• TO BE DONE: Your copy of the material must match it exactly, except that pictures are dropped.

• DATA EXTRACT:
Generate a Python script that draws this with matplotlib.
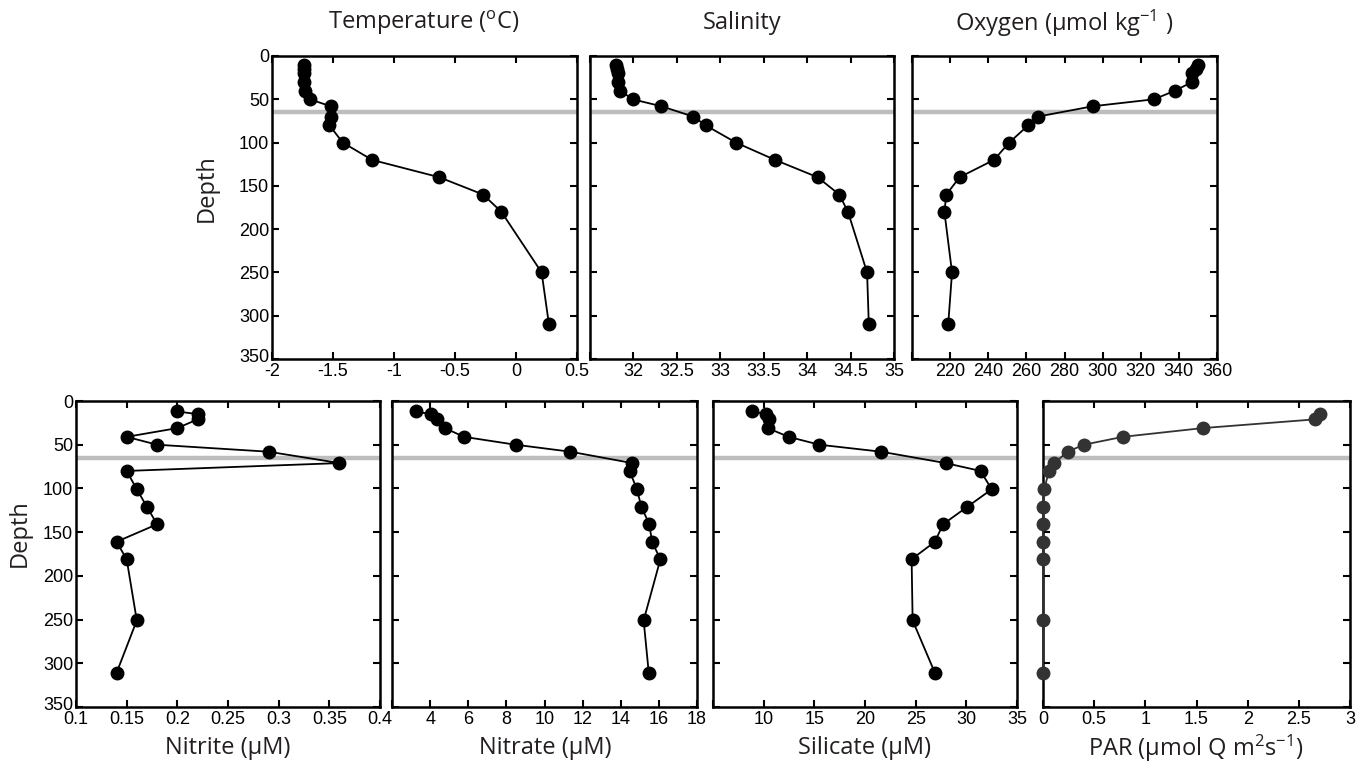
import matplotlib.pyplot as plt
import matplotlib.transforms as mtransforms
from matplotlib.ticker import FixedLocator, FixedFormatter

plt.rcParams['font.family'] = ['Liberation Sans', 'DejaVu Sans']
plt.rcParams['mathtext.fontset'] = 'custom'
plt.rcParams['mathtext.rm'] = 'Open Sans'
plt.rcParams['mathtext.it'] = 'Open Sans'

# depths of the CTD cast (top row) and the bottle cast (bottom row)
depth_ctd = [10, 15, 20, 30, 40, 50, 58, 70, 80, 100, 120, 140, 160, 180, 250, 310]
depth_btl = [12, 15, 21, 31, 41, 50, 58, 71, 80, 101, 121, 141, 161, 181, 251, 311]
depth_par = [15, 21, 31, 41, 50, 58, 71, 80, 101, 121, 141, 161, 181, 251, 311]

temperature = [-1.74, -1.74, -1.74, -1.74, -1.73, -1.69, -1.52, -1.52, -1.53, -1.42,
               -1.18, -0.63, -0.27, -0.12, 0.21, 0.27]
salinity = [31.80, 31.81, 31.82, 31.82, 31.85, 31.99, 32.32, 32.69, 32.83, 33.18,
            33.63, 34.12, 34.37, 34.47, 34.69, 34.71]
oxygen = [350, 349, 347, 347, 338, 327, 295, 266, 261, 251, 243, 225, 218, 217, 221, 219]

nitrite = [0.20, 0.22, 0.22, 0.20, 0.15, 0.18, 0.29, 0.36, 0.15, 0.16, 0.17, 0.18,
           0.14, 0.15, 0.16, 0.14]
nitrate = [3.25, 4.03, 4.35, 4.77, 5.78, 8.48, 11.36, 14.6, 14.46, 14.85, 15.08, 15.5,
           15.64, 16.08, 15.2, 15.47]
silicate = [8.85, 10.2, 10.5, 10.4, 12.46, 15.5, 21.6, 27.95, 31.4, 32.5, 30.1, 27.7,
            26.9, 24.6, 24.7, 26.9]
par = [2.71, 2.66, 1.56, 0.78, 0.40, 0.24, 0.11, 0.06, 0.01, 0.0, 0.0, 0.0, 0.0, 0.0, 0.0]

mixed_layer = 65
depth_ticks = [0, 50, 100, 150, 200, 250, 300, 350]

W, H = 1371, 776
fig = plt.figure(figsize=(W / 100, H / 100), dpi=100)


def panel(box, x, y, xlim, xticks, xlabels, color='black', show_y=False):
    l, t, r, b = box
    ax = fig.add_axes([l / W, 1 - b / H, (r - l) / W, (b - t) / H])
    ax.axhline(mixed_layer, color='#bdbdbd', lw=3.2, zorder=1)
    ax.plot(x, y, '-o', color=color, lw=1.3, ms=9, zorder=3, clip_on=False)
    ax.set_xlim(*xlim)
    ax.set_ylim(350, 0)
    ax.xaxis.set_major_locator(FixedLocator(xticks))
    ax.xaxis.set_major_formatter(FixedFormatter(xlabels))
    ax.set_yticks(depth_ticks)
    if show_y:
        ax.set_yticklabels([str(d) for d in depth_ticks])
    else:
        ax.set_yticklabels([])
    ax.tick_params(direction='in', top=True, right=True, length=5, width=1.5,
                   labelsize=13, pad=2)
    ax.tick_params(axis='x', pad=3)
    for s in ax.spines.values():
        s.set_linewidth(1.8)
    if show_y:
        # lift the bottom depth label a little so it clears the x labels
        last = ax.get_yticklabels()[-1]
        last.set_transform(last.get_transform() +
                           mtransforms.ScaledTranslation(0, 3 / 100, fig.dpi_scale_trans))
    return ax


top = (56, 359)
bot = (401, 707)

panel((272, top[0], 577, top[1]), temperature, depth_ctd, (-2, 0.5),
      [-2, -1.5, -1, -0.5, 0, 0.5], ['-2', '-1.5', '-1', '-0.5', '0', '0.5'], show_y=True)
panel((590, top[0], 894, top[1]), salinity, depth_ctd, (31.5, 35),
      [31.5, 32, 32.5, 33, 33.5, 34, 34.5, 35],
      ['', '32', '32.5', '33', '33.5', '34', '34.5', '35'])
panel((912, top[0], 1217, top[1]), oxygen, depth_ctd, (200, 360),
      [200, 220, 240, 260, 280, 300, 320, 340, 360],
      ['', '220', '240', '260', '280', '300', '320', '340', '360'])

panel((76, bot[0], 380, bot[1]), nitrite, depth_btl, (0.1, 0.4),
      [0.1, 0.15, 0.2, 0.25, 0.3, 0.35, 0.4],
      ['0.1', '0.15', '0.2', '0.25', '0.3', '0.35', '0.4'], show_y=True)
panel((392, bot[0], 697, bot[1]), nitrate, depth_btl, (2, 18),
      [2, 4, 6, 8, 10, 12, 14, 16, 18],
      ['', '4', '6', '8', '10', '12', '14', '16', '18'])
panel((713, bot[0], 1017, bot[1]), silicate, depth_btl, (5, 35),
      [5, 10, 15, 20, 25, 30, 35], ['', '10', '15', '20', '25', '30', '35'])
panel((1043, bot[0], 1350, bot[1]), par, depth_par, (0, 3),
      [0, 0.5, 1, 1.5, 2, 2.5, 3], ['0', '0.5', '1', '1.5', '2', '2.5', '3'],
      color='#333333')

lab = dict(fontfamily=['Open Sans', 'DejaVu Sans'], fontsize=17, color='#231f20',
           ha='center', va='center')
fig.text(424 / W, 1 - 23 / H, 'Temperature ($^{\\mathrm{o}}$C)', **lab)
fig.text(742 / W, 1 - 23 / H, 'Salinity', **lab)
fig.text(1064 / W, 1 - 23 / H, 'Oxygen (µmol kg$^{\\mathrm{-1}}$ )', **lab)

fig.text(228 / W, 1 - 748 / H, 'Nitrite (µM)', **lab)
fig.text(545 / W, 1 - 748 / H, 'Nitrate (µM)', **lab)
fig.text(865 / W, 1 - 748 / H, 'Silicate (µM)', **lab)
fig.text(1196 / W, 1 - 748 / H, 'PAR (µmol Q m$^{\\mathrm{2}}$s$^{\\mathrm{-1}}$)', **lab)

fig.text(207 / W, 1 - 188 / H, 'Depth', rotation=90, **lab)
fig.text(20 / W, 1 - 533 / H, 'Depth', rotation=90, **lab)

fig.savefig('out.png', dpi=100)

• ANSWER TO THE TASK:
Generate a Python script that draws this with matplotlib.
import matplotlib.pyplot as plt
import matplotlib.transforms as mtransforms
from matplotlib.ticker import FixedLocator, FixedFormatter

plt.rcParams['font.family'] = ['Liberation Sans', 'DejaVu Sans']
plt.rcParams['mathtext.fontset'] = 'custom'
plt.rcParams['mathtext.rm'] = 'Open Sans'
plt.rcParams['mathtext.it'] = 'Open Sans'

# depths of the CTD cast (top row) and the bottle cast (bottom row)
depth_ctd = [10, 15, 20, 30, 40, 50, 58, 70, 80, 100, 120, 140, 160, 180, 250, 310]
depth_btl = [12, 15, 21, 31, 41, 50, 58, 71, 80, 101, 121, 141, 161, 181, 251, 311]
depth_par = [15, 21, 31, 41, 50, 58, 71, 80, 101, 121, 141, 161, 181, 251, 311]

temperature = [-1.74, -1.74, -1.74, -1.74, -1.73, -1.69, -1.52, -1.52, -1.53, -1.42,
               -1.18, -0.63, -0.27, -0.12, 0.21, 0.27]
salinity = [31.80, 31.81, 31.82, 31.82, 31.85, 31.99, 32.32, 32.69, 32.83, 33.18,
            33.63, 34.12, 34.37, 34.47, 34.69, 34.71]
oxygen = [350, 349, 347, 347, 338, 327, 295, 266, 261, 251, 243, 225, 218, 217, 221, 219]

nitrite = [0.20, 0.22, 0.22, 0.20, 0.15, 0.18, 0.29, 0.36, 0.15, 0.16, 0.17, 0.18,
           0.14, 0.15, 0.16, 0.14]
nitrate = [3.25, 4.03, 4.35, 4.77, 5.78, 8.48, 11.36, 14.6, 14.46, 14.85, 15.08, 15.5,
           15.64, 16.08, 15.2, 15.47]
silicate = [8.85, 10.2, 10.5, 10.4, 12.46, 15.5, 21.6, 27.95, 31.4, 32.5, 30.1, 27.7,
            26.9, 24.6, 24.7, 26.9]
par = [2.71, 2.66, 1.56, 0.78, 0.40, 0.24, 0.11, 0.06, 0.01, 0.0, 0.0, 0.0, 0.0, 0.0, 0.0]

mixed_layer = 65
depth_ticks = [0, 50, 100, 150, 200, 250, 300, 350]

W, H = 1371, 776
fig = plt.figure(figsize=(W / 100, H / 100), dpi=100)


def panel(box, x, y, xlim, xticks, xlabels, color='black', show_y=False):
    l, t, r, b = box
    ax = fig.add_axes([l / W, 1 - b / H, (r - l) / W, (b - t) / H])
    ax.axhline(mixed_layer, color='#bdbdbd', lw=3.2, zorder=1)
    ax.plot(x, y, '-o', color=color, lw=1.3, ms=9, zorder=3, clip_on=False)
    ax.set_xlim(*xlim)
    ax.set_ylim(350, 0)
    ax.xaxis.set_major_locator(FixedLocator(xticks))
    ax.xaxis.set_major_formatter(FixedFormatter(xlabels))
    ax.set_yticks(depth_ticks)
    if show_y:
        ax.set_yticklabels([str(d) for d in depth_ticks])
    else:
        ax.set_yticklabels([])
    ax.tick_params(direction='in', top=True, right=True, length=5, width=1.5,
                   labelsize=13, pad=2)
    ax.tick_params(axis='x', pad=3)
    for s in ax.spines.values():
        s.set_linewidth(1.8)
    if show_y:
        # lift the bottom depth label a little so it clears the x labels
        last = ax.get_yticklabels()[-1]
        last.set_transform(last.get_transform() +
                           mtransforms.ScaledTranslation(0, 3 / 100, fig.dpi_scale_trans))
    return ax


top = (56, 359)
bot = (401, 707)

panel((272, top[0], 577, top[1]), temperature, depth_ctd, (-2, 0.5),
      [-2, -1.5, -1, -0.5, 0, 0.5], ['-2', '-1.5', '-1', '-0.5', '0', '0.5'], show_y=True)
panel((590, top[0], 894, top[1]), salinity, depth_ctd, (31.5, 35),
      [31.5, 32, 32.5, 33, 33.5, 34, 34.5, 35],
      ['', '32', '32.5', '33', '33.5', '34', '34.5', '35'])
panel((912, top[0], 1217, top[1]), oxygen, depth_ctd, (200, 360),
      [200, 220, 240, 260, 280, 300, 320, 340, 360],
      ['', '220', '240', '260', '280', '300', '320', '340', '360'])

panel((76, bot[0], 380, bot[1]), nitrite, depth_btl, (0.1, 0.4),
      [0.1, 0.15, 0.2, 0.25, 0.3, 0.35, 0.4],
      ['0.1', '0.15', '0.2', '0.25', '0.3', '0.35', '0.4'], show_y=True)
panel((392, bot[0], 697, bot[1]), nitrate, depth_btl, (2, 18),
      [2, 4, 6, 8, 10, 12, 14, 16, 18],
      ['', '4', '6', '8', '10', '12', '14', '16', '18'])
panel((713, bot[0], 1017, bot[1]), silicate, depth_btl, (5, 35),
      [5, 10, 15, 20, 25, 30, 35], ['', '10', '15', '20', '25', '30', '35'])
panel((1043, bot[0], 1350, bot[1]), par, depth_par, (0, 3),
      [0, 0.5, 1, 1.5, 2, 2.5, 3], ['0', '0.5', '1', '1.5', '2', '2.5', '3'],
      color='#333333')

lab = dict(fontfamily=['Open Sans', 'DejaVu Sans'], fontsize=17, color='#231f20',
           ha='center', va='center')
fig.text(424 / W, 1 - 23 / H, 'Temperature ($^{\\mathrm{o}}$C)', **lab)
fig.text(742 / W, 1 - 23 / H, 'Salinity', **lab)
fig.text(1064 / W, 1 - 23 / H, 'Oxygen (µmol kg$^{\\mathrm{-1}}$ )', **lab)

fig.text(228 / W, 1 - 748 / H, 'Nitrite (µM)', **lab)
fig.text(545 / W, 1 - 748 / H, 'Nitrate (µM)', **lab)
fig.text(865 / W, 1 - 748 / H, 'Silicate (µM)', **lab)
fig.text(1196 / W, 1 - 748 / H, 'PAR (µmol Q m$^{\\mathrm{2}}$s$^{\\mathrm{-1}}$)', **lab)

fig.text(207 / W, 1 - 188 / H, 'Depth', rotation=90, **lab)
fig.text(20 / W, 1 - 533 / H, 'Depth', rotation=90, **lab)

fig.savefig('out.png', dpi=100)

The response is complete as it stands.